In an early delivery on the promise to crack down on accounting fraud in 2014, the Securities and Exchange Commission has charged Diamond Foods and two former executives with manipulating supplier costs to manage and beat earnings targets.

The SEC says that former CFO Steven Neil directed an effort to falsify the cost of walnuts, which spiked in 2010, to prevent the sharp increase from harming earnings. In a complaint filed in federal court in San Francisco, where Diamond Foods is based, the SEC says Neil sought to underreport what was actually paid to walnut growers by recording payments into later fiscal periods, thus inflating earnings.

The company reported higher net income and exceeded analyst estimates for quarters in 2010 and 2011 as a result of the manipulation, according to the complaint. Diamond restated its results in November 2012 to reflect true costs, and the company's stock price fell from a high of $90 a share in 2011 to $17 a share after the restatement. The company agreed to pay $5 million to settle the charges.

The SEC says Neil was facing pressure to meet or exceed Wall Street estimates just as growers of walnuts, which represented the company's largest commodity cost, demanded more to maintain longstanding relationships. To manage earnings, the SEC says Neil orchestrated a payment plan that improperly excluded portions of payments from year-end financial results. Neil is accused of characterizing the payments as advances on crops that had not yet been delivered to disguise the payments for crops already delivered. After the second quarter of 2010, the company claimed it had achieved 12 consecutive quarters of outperformance.

In a separate proceeding, the SEC says former CEO Michael Mendes should have recognized the scheme and that he omitted facts in certain representations to external auditors. Mendes agreed to pay a penalty of $125,000 without admitting or denying the charges.

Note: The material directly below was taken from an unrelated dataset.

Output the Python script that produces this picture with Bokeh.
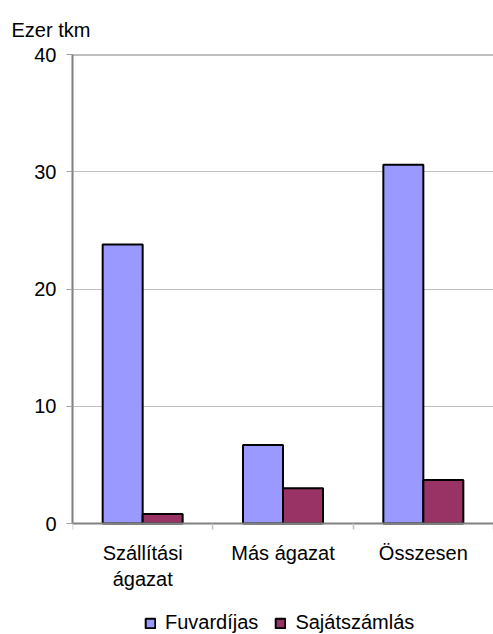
from bokeh.plotting import figure
from bokeh.models import Range1d, FixedTicker, Legend, LegendItem, Span, ColumnDataSource
from bokeh.embed import file_html
from bokeh.resources import INLINE

categories = ["Szállítási\nágazat", "Más ágazat", "Összesen"]
series_names = ["Fuvardíjas", "Sajátszámlás"]
fuvardijas = [23.8, 6.7, 30.6]
sajatszamlas = [0.8, 3.0, 3.7]
y_ticks = [0, 10, 20, 30, 40]
y_title = "Ezer tkm"

FONT = "Liberation Sans"
FS = "20px"
C1 = "#9999FF"
C2 = "#993366"
bw = 0.285

# layout: value axis spans 469 px; the frame continues below 0 to hold labels + legend
AXIS_PX = 469
FRAME_H = 580
y_min = -y_ticks[-1] * (FRAME_H - AXIS_PX) / AXIS_PX

centers = [i + 0.5 for i in range(len(categories))]
bounds = [float(i) for i in range(len(categories) + 1)]
src = ColumnDataSource(dict(
    x1=[c - bw / 2 for c in centers],
    x2=[c + bw / 2 for c in centers],
    f=fuvardijas, s=sajatszamlas))

p = figure(frame_width=421, frame_height=FRAME_H, x_range=Range1d(0, len(categories)),
           y_range=Range1d(y_min, y_ticks[-1]),
           output_backend="svg", toolbar_location=None,
           min_border_left=72, min_border_right=0, min_border_top=54,
           min_border_bottom=0)
p.outline_line_color = None
p.background_fill_color = "white"
p.border_fill_color = "white"

p.title.text = y_title
p.title.align = "left"
p.title.offset = -61
p.title.text_font = FONT
p.title.text_font_size = FS
p.title.text_font_style = "normal"
p.title.text_color = "black"
p.title.standoff = 28

r1 = p.vbar(x="x1", top="f", bottom=0, width=bw, source=src,
            fill_color=C1, line_color="black", line_width=2)
r2 = p.vbar(x="x2", top="s", bottom=0, width=bw, source=src,
            fill_color=C2, line_color="black", line_width=2)

p.add_layout(Span(location=y_ticks[-1], dimension="width",
                  line_color="#808080", line_width=2))

p.xgrid.visible = False
p.ygrid.ticker = FixedTicker(ticks=y_ticks)
p.ygrid.grid_line_color = "#C0C0C0"
p.ygrid.grid_line_width = 1

ya = p.yaxis[0]
ya.ticker = FixedTicker(ticks=y_ticks)
ya.bounds = (y_ticks[0], y_ticks[-1])
ya.axis_line_color = "#808080"
ya.axis_line_width = 2
ya.major_tick_line_color = "#A0A0A0"
ya.major_tick_out = 6
ya.major_tick_in = 0
ya.minor_tick_line_color = None
ya.major_label_standoff = 10
ya.major_label_text_font = FONT
ya.major_label_text_font_size = FS
ya.major_label_text_color = "black"

xa = p.xaxis[0]
xa.fixed_location = 0
xa.ticker = FixedTicker(ticks=centers, minor_ticks=bounds)
xa.major_label_overrides = {c: lab for c, lab in zip(centers, categories)}
xa.axis_line_color = "#808080"
xa.axis_line_width = 2
xa.major_tick_out = 0
xa.major_tick_in = 0
xa.minor_tick_out = 6
xa.minor_tick_in = 0
xa.minor_tick_line_color = "#C0C0C0"
xa.minor_tick_line_width = 1.5
xa.major_label_standoff = 12
xa.major_label_text_font = FONT
xa.major_label_text_font_size = FS
xa.major_label_text_color = "black"

legend = Legend(items=[LegendItem(label=series_names[0], renderers=[r1]),
                       LegendItem(label=series_names[1], renderers=[r2])],
                orientation="horizontal", location=(72, 0),
                border_line_color=None, background_fill_alpha=0,
                label_text_font=FONT, label_text_font_size=FS,
                label_text_color="black",
                glyph_width=12, glyph_height=12, label_standoff=9,
                spacing=16, padding=0, margin=0)
p.add_layout(legend, "center")

open("out.html", "w").write(file_html(p, INLINE))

The SEC says he has already returned or forfeited more than $4 million in bonuses and other benefits he received under the fraudulent plan.

“Diamond Foods misled investors on Main Street to believe that the company was consistently beating earnings estimates on Wall Street,” said SEC director Jina L. Choi, in a statement. “Corporate officers cannot manipulate fiscal numbers to create a false impression of consistent earnings growth.”

SEC Chairman Mary Jo White, a former federal prosecutor, promised the SEC would emerge from a crush of rule-making activity under Dodd-Frank to increase its focus on enforcement. The regulator has been criticized in recent years for paying too little attention to accounting fraud.